**What you are asked to do:**
Your copy of the material below should match it exactly, except that it holds no pictures.

**Information shown:**
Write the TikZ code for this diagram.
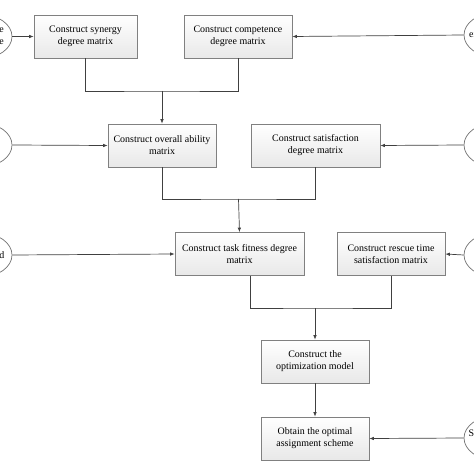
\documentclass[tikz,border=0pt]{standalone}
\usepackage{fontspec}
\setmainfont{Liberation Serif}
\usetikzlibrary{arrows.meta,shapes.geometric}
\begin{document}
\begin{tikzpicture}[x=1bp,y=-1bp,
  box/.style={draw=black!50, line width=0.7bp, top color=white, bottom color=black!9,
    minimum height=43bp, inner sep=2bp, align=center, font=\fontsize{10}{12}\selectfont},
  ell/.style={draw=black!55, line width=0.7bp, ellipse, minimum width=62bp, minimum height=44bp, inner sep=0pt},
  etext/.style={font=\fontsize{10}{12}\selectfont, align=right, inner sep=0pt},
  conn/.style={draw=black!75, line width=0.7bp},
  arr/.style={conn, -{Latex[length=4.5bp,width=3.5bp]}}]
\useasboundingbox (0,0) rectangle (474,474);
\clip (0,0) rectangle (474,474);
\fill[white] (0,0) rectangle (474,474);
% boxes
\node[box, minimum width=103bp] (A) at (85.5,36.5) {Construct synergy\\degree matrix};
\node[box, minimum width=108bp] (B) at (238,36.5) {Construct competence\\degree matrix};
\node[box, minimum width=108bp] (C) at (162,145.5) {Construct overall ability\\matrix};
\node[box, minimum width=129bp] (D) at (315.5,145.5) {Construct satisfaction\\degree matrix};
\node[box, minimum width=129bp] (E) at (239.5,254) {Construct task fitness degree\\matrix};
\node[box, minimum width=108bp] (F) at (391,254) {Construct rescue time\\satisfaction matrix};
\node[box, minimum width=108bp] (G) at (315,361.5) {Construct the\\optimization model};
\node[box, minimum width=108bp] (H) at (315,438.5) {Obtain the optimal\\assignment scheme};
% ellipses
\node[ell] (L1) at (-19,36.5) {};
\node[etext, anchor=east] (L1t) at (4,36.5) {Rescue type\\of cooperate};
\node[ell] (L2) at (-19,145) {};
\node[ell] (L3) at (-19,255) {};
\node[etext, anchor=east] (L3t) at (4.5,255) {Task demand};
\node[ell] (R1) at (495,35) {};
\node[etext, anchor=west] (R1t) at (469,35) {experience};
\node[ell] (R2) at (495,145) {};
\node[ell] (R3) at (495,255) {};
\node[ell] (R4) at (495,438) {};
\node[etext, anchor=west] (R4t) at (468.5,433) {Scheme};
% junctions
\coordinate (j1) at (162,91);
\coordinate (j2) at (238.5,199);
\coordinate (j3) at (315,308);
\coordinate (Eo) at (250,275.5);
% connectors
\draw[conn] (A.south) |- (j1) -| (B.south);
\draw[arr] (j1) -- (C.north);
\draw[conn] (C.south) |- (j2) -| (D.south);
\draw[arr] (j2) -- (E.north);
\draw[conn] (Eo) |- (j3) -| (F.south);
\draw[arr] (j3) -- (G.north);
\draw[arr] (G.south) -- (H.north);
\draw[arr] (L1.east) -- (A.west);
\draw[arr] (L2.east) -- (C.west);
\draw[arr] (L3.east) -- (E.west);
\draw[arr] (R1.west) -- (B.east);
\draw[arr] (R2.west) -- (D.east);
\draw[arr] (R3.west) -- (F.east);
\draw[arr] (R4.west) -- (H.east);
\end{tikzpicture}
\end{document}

**Expected output:**
Write the TikZ code for this diagram.
\documentclass[tikz,border=0pt]{standalone}
\usepackage{fontspec}
\setmainfont{Liberation Serif}
\usetikzlibrary{arrows.meta,shapes.geometric}
\begin{document}
\begin{tikzpicture}[x=1bp,y=-1bp,
  box/.style={draw=black!50, line width=0.7bp, top color=white, bottom color=black!9,
    minimum height=43bp, inner sep=2bp, align=center, font=\fontsize{10}{12}\selectfont},
  ell/.style={draw=black!55, line width=0.7bp, ellipse, minimum width=62bp, minimum height=44bp, inner sep=0pt},
  etext/.style={font=\fontsize{10}{12}\selectfont, align=right, inner sep=0pt},
  conn/.style={draw=black!75, line width=0.7bp},
  arr/.style={conn, -{Latex[length=4.5bp,width=3.5bp]}}]
\useasboundingbox (0,0) rectangle (474,474);
\clip (0,0) rectangle (474,474);
\fill[white] (0,0) rectangle (474,474);
% boxes
\node[box, minimum width=103bp] (A) at (85.5,36.5) {Construct synergy\\degree matrix};
\node[box, minimum width=108bp] (B) at (238,36.5) {Construct competence\\degree matrix};
\node[box, minimum width=108bp] (C) at (162,145.5) {Construct overall ability\\matrix};
\node[box, minimum width=129bp] (D) at (315.5,145.5) {Construct satisfaction\\degree matrix};
\node[box, minimum width=129bp] (E) at (239.5,254) {Construct task fitness degree\\matrix};
\node[box, minimum width=108bp] (F) at (391,254) {Construct rescue time\\satisfaction matrix};
\node[box, minimum width=108bp] (G) at (315,361.5) {Construct the\\optimization model};
\node[box, minimum width=108bp] (H) at (315,438.5) {Obtain the optimal\\assignment scheme};
% ellipses
\node[ell] (L1) at (-19,36.5) {};
\node[etext, anchor=east] (L1t) at (4,36.5) {Rescue type\\of cooperate};
\node[ell] (L2) at (-19,145) {};
\node[ell] (L3) at (-19,255) {};
\node[etext, anchor=east] (L3t) at (4.5,255) {Task demand};
\node[ell] (R1) at (495,35) {};
\node[etext, anchor=west] (R1t) at (469,35) {experience};
\node[ell] (R2) at (495,145) {};
\node[ell] (R3) at (495,255) {};
\node[ell] (R4) at (495,438) {};
\node[etext, anchor=west] (R4t) at (468.5,433) {Scheme};
% junctions
\coordinate (j1) at (162,91);
\coordinate (j2) at (238.5,199);
\coordinate (j3) at (315,308);
\coordinate (Eo) at (250,275.5);
% connectors
\draw[conn] (A.south) |- (j1) -| (B.south);
\draw[arr] (j1) -- (C.north);
\draw[conn] (C.south) |- (j2) -| (D.south);
\draw[arr] (j2) -- (E.north);
\draw[conn] (Eo) |- (j3) -| (F.south);
\draw[arr] (j3) -- (G.north);
\draw[arr] (G.south) -- (H.north);
\draw[arr] (L1.east) -- (A.west);
\draw[arr] (L2.east) -- (C.west);
\draw[arr] (L3.east) -- (E.west);
\draw[arr] (R1.west) -- (B.east);
\draw[arr] (R2.west) -- (D.east);
\draw[arr] (R3.west) -- (F.east);
\draw[arr] (R4.west) -- (H.east);
\end{tikzpicture}
\end{document}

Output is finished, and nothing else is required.